Aber ist das nun die neue Strafbarkeitsgrenze, dass Journalisten stets "sachlich-informativ" über Missstände berichten müssen, weil sie sonst Gefahr laufen, wegen "Gefährdender Veröffentlichung personenbezogener Daten" bestraft zu werden? Was gilt für skandalisierend-emotionalisierende Berichterstattung, wenn etwa ein Kolumnist der Süddeutschen Zeitung einen Fall brutaler ungerechtfertigter Polizeigewalt anprangert? Oder wenn die Bild-Zeitung anklagend und schon-immer-gewusst-habend über den Rückfall eines Sexualstraftäters im Offenen Vollzug berichtet?
Ist hier die Gefahr so gering, dass einzelne Leser in Selbstjustiz-Laune geraten? Müssen sich die Medien das zurechnen lassen, gerade weil ihre Auflage viel größer ist als die eines extremistischen Flugblatts? Es fehlt im Normtext jedenfalls jede Klausel, die klarstellt, dass aufrüttelnde Medienberichte auch dann straffrei bleiben, wenn man nicht sicher gehen kann, dass niemand inakzeptable und ungewollte Schlüsse zieht.
Es gibt auch Einhegungen
Immerhin hat das BMJV an einer anderen Stelle die Zügel angezogen. Während es bei den Vorentwürfen der CDU/CSU noch genügte, dass Rezipienten der gefährdenden Daten zu Beleidigungen und anderen minder schweren Straftaten neigen könnten, muss in Lambrechts Entwurf schon ein Verbrechen oder eine Straftat gegen ein hochrangiges Rechtsgut drohen. Das dürfte auch eine gewisse Filter-Funktion haben.

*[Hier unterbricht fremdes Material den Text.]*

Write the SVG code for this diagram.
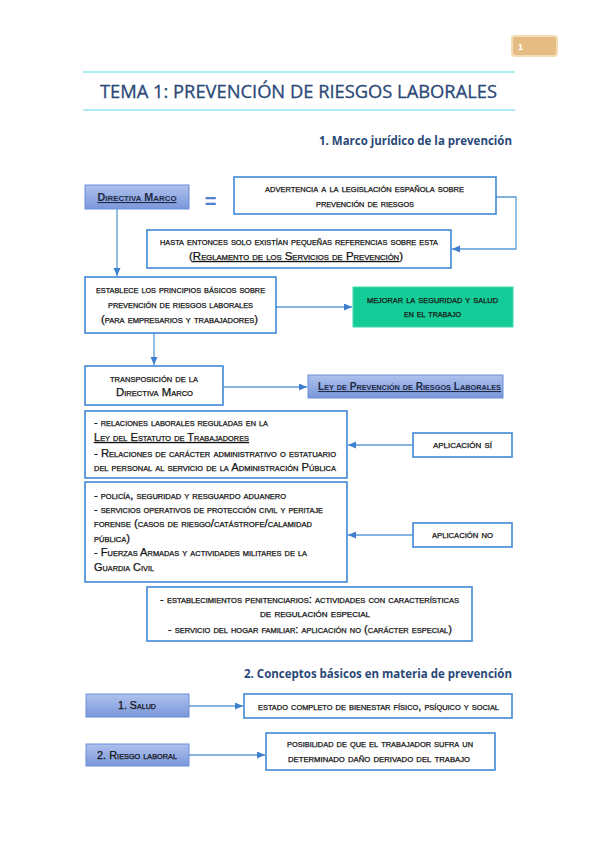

Das Ministerium hat seinen Entwurf unter der Überschrift "Formulierungshilfe" veröffentlicht. Dies ist üblich, wenn den Koalitions-Fraktionen ein ministerialer Text zur eigenen Einbringung überlassen wird. Noch ist aber unklar, ob der Vorschlag als isolierter Gesetzentwurf eingebracht wird, ob er an ein bestehendes Projekt angedockt wird oder ob ihn die Koalition mit der ähnlichen Formulierungshilfe für ein neues Delikt "verhetzende Beleidigung" verbindet, die in den kommenden Wochen erwartet wird.
Auf jeden Fall besteht noch genug Zeit, den Gesetzentwurf zur "Gefährdenden Veröffentlichung personenbezogener Daten" gründlich zu prüfen und zu entschärfen.